> Instructions to follow
Give every line again exactly as it appears, please, but not the pictures.
----------------
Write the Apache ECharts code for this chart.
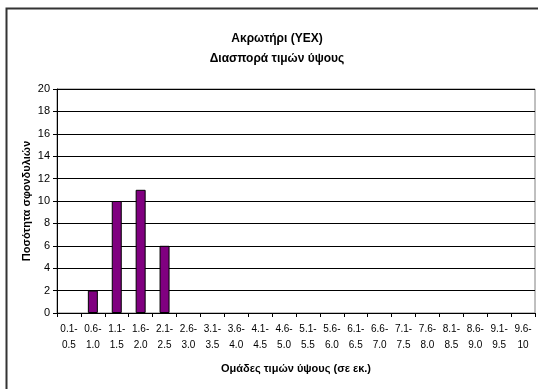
<!DOCTYPE html>
<html>
<head>
<meta charset="utf-8">
<script src="https://cdn.jsdelivr.net/npm/echarts@6/dist/echarts.min.js"></script>
<style>
  html, body { margin: 0; padding: 0; background: #fff; }
  #main { width: 538px; height: 389px; }
</style>
</head>
<body>
<div id="main"></div>
<script>
var categories = ['0.1-\n0.5','0.6-\n1.0','1.1-\n1.5','1.6-\n2.0','2.1-\n2.5','2.6-\n3.0','3.1-\n3.5','3.6-\n4.0','4.1-\n4.5','4.6-\n5.0',
                  '5.1-\n5.5','5.6-\n6.0','6.1-\n6.5','6.6-\n7.0','7.1-\n7.5','7.6-\n8.0','8.1-\n8.5','8.6-\n9.0','9.1-\n9.5','9.6-\n10'];
var counts = [0, 2, 10, 11, 6, 0, 0, 0, 0, 0, 0, 0, 0, 0, 0, 0, 0, 0, 0, 0];

// zero-height bars get no outline (otherwise a stub shows on the axis)
var barData = counts.map(function (v) {
  return v === 0 ? { value: v, itemStyle: { borderWidth: 0 } } : v;
});

var chart = echarts.init(document.getElementById('main'));
var font = 'Liberation Sans, Arial, sans-serif';
var option = {
  animation: false,
  textStyle: { fontFamily: font },
  graphic: [
    {
      type: 'rect',
      left: 4, top: 6,
      shape: { width: 560, height: 420 },
      style: { fill: 'none', stroke: '#333', lineWidth: 2 }
    }
  ],
  title: {
    text: 'Ακρωτήρι (ΥΕΧ)\nΔιασπορά τιμών ύψους',
    left: 272, top: 24, textAlign: 'center',
    textStyle: { fontFamily: font, fontSize: 12, fontWeight: 'bold', color: '#000', lineHeight: 20 }
  },
  grid: {
    left: 57, right: 3, top: 89, bottom: 76,
    show: true, borderColor: '#808080', borderWidth: 1, backgroundColor: '#fff'
  },
  xAxis: {
    type: 'category',
    data: categories,
    name: 'Ομάδες τιμών ύψους (σε εκ.)',
    nameLocation: 'middle',
    nameGap: 50,
    nameMoveOverlap: false,
    nameTextStyle: { fontFamily: font, fontSize: 11, fontWeight: 'bold', color: '#000' },
    axisLine: { lineStyle: { color: '#000', width: 1 } },
    axisTick: { show: true, length: 4, interval: 0, lineStyle: { color: '#000' } },
    axisLabel: { interval: 0, fontFamily: font, fontSize: 10, color: '#000', lineHeight: 16, margin: 8 }
  },
  yAxis: {
    type: 'value',
    min: 0, max: 20, interval: 2,
    name: 'Ποσότητα σφονδυλιών',
    nameLocation: 'middle',
    nameGap: 25,
    nameMoveOverlap: false,
    nameTextStyle: { fontFamily: font, fontSize: 11, fontWeight: 'bold', color: '#000' },
    axisLine: { show: true, lineStyle: { color: '#000', width: 1 } },
    axisTick: { show: true, length: 4, lineStyle: { color: '#000' } },
    axisLabel: { fontFamily: font, fontSize: 11, color: '#000', margin: 7 },
    splitLine: { show: true, lineStyle: { color: '#000', width: 1 } }
  },
  series: [
    {
      type: 'bar',
      data: barData,
      barWidth: 10,
      itemStyle: { color: '#800080', borderColor: '#000', borderWidth: 1 }
    }
  ]
};
chart.setOption(option);
</script>
</body>
</html>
----------------
> Solution to this problem
Write the Apache ECharts code for this chart.
<!DOCTYPE html>
<html>
<head>
<meta charset="utf-8">
<script src="https://cdn.jsdelivr.net/npm/echarts@6/dist/echarts.min.js"></script>
<style>
  html, body { margin: 0; padding: 0; background: #fff; }
  #main { width: 538px; height: 389px; }
</style>
</head>
<body>
<div id="main"></div>
<script>
var categories = ['0.1-\n0.5','0.6-\n1.0','1.1-\n1.5','1.6-\n2.0','2.1-\n2.5','2.6-\n3.0','3.1-\n3.5','3.6-\n4.0','4.1-\n4.5','4.6-\n5.0',
                  '5.1-\n5.5','5.6-\n6.0','6.1-\n6.5','6.6-\n7.0','7.1-\n7.5','7.6-\n8.0','8.1-\n8.5','8.6-\n9.0','9.1-\n9.5','9.6-\n10'];
var counts = [0, 2, 10, 11, 6, 0, 0, 0, 0, 0, 0, 0, 0, 0, 0, 0, 0, 0, 0, 0];

// zero-height bars get no outline (otherwise a stub shows on the axis)
var barData = counts.map(function (v) {
  return v === 0 ? { value: v, itemStyle: { borderWidth: 0 } } : v;
});

var chart = echarts.init(document.getElementById('main'));
var font = 'Liberation Sans, Arial, sans-serif';
var option = {
  animation: false,
  textStyle: { fontFamily: font },
  graphic: [
    {
      type: 'rect',
      left: 4, top: 6,
      shape: { width: 560, height: 420 },
      style: { fill: 'none', stroke: '#333', lineWidth: 2 }
    }
  ],
  title: {
    text: 'Ακρωτήρι (ΥΕΧ)\nΔιασπορά τιμών ύψους',
    left: 272, top: 24, textAlign: 'center',
    textStyle: { fontFamily: font, fontSize: 12, fontWeight: 'bold', color: '#000', lineHeight: 20 }
  },
  grid: {
    left: 57, right: 3, top: 89, bottom: 76,
    show: true, borderColor: '#808080', borderWidth: 1, backgroundColor: '#fff'
  },
  xAxis: {
    type: 'category',
    data: categories,
    name: 'Ομάδες τιμών ύψους (σε εκ.)',
    nameLocation: 'middle',
    nameGap: 50,
    nameMoveOverlap: false,
    nameTextStyle: { fontFamily: font, fontSize: 11, fontWeight: 'bold', color: '#000' },
    axisLine: { lineStyle: { color: '#000', width: 1 } },
    axisTick: { show: true, length: 4, interval: 0, lineStyle: { color: '#000' } },
    axisLabel: { interval: 0, fontFamily: font, fontSize: 10, color: '#000', lineHeight: 16, margin: 8 }
  },
  yAxis: {
    type: 'value',
    min: 0, max: 20, interval: 2,
    name: 'Ποσότητα σφονδυλιών',
    nameLocation: 'middle',
    nameGap: 25,
    nameMoveOverlap: false,
    nameTextStyle: { fontFamily: font, fontSize: 11, fontWeight: 'bold', color: '#000' },
    axisLine: { show: true, lineStyle: { color: '#000', width: 1 } },
    axisTick: { show: true, length: 4, lineStyle: { color: '#000' } },
    axisLabel: { fontFamily: font, fontSize: 11, color: '#000', margin: 7 },
    splitLine: { show: true, lineStyle: { color: '#000', width: 1 } }
  },
  series: [
    {
      type: 'bar',
      data: barData,
      barWidth: 10,
      itemStyle: { color: '#800080', borderColor: '#000', borderWidth: 1 }
    }
  ]
};
chart.setOption(option);
</script>
</body>
</html>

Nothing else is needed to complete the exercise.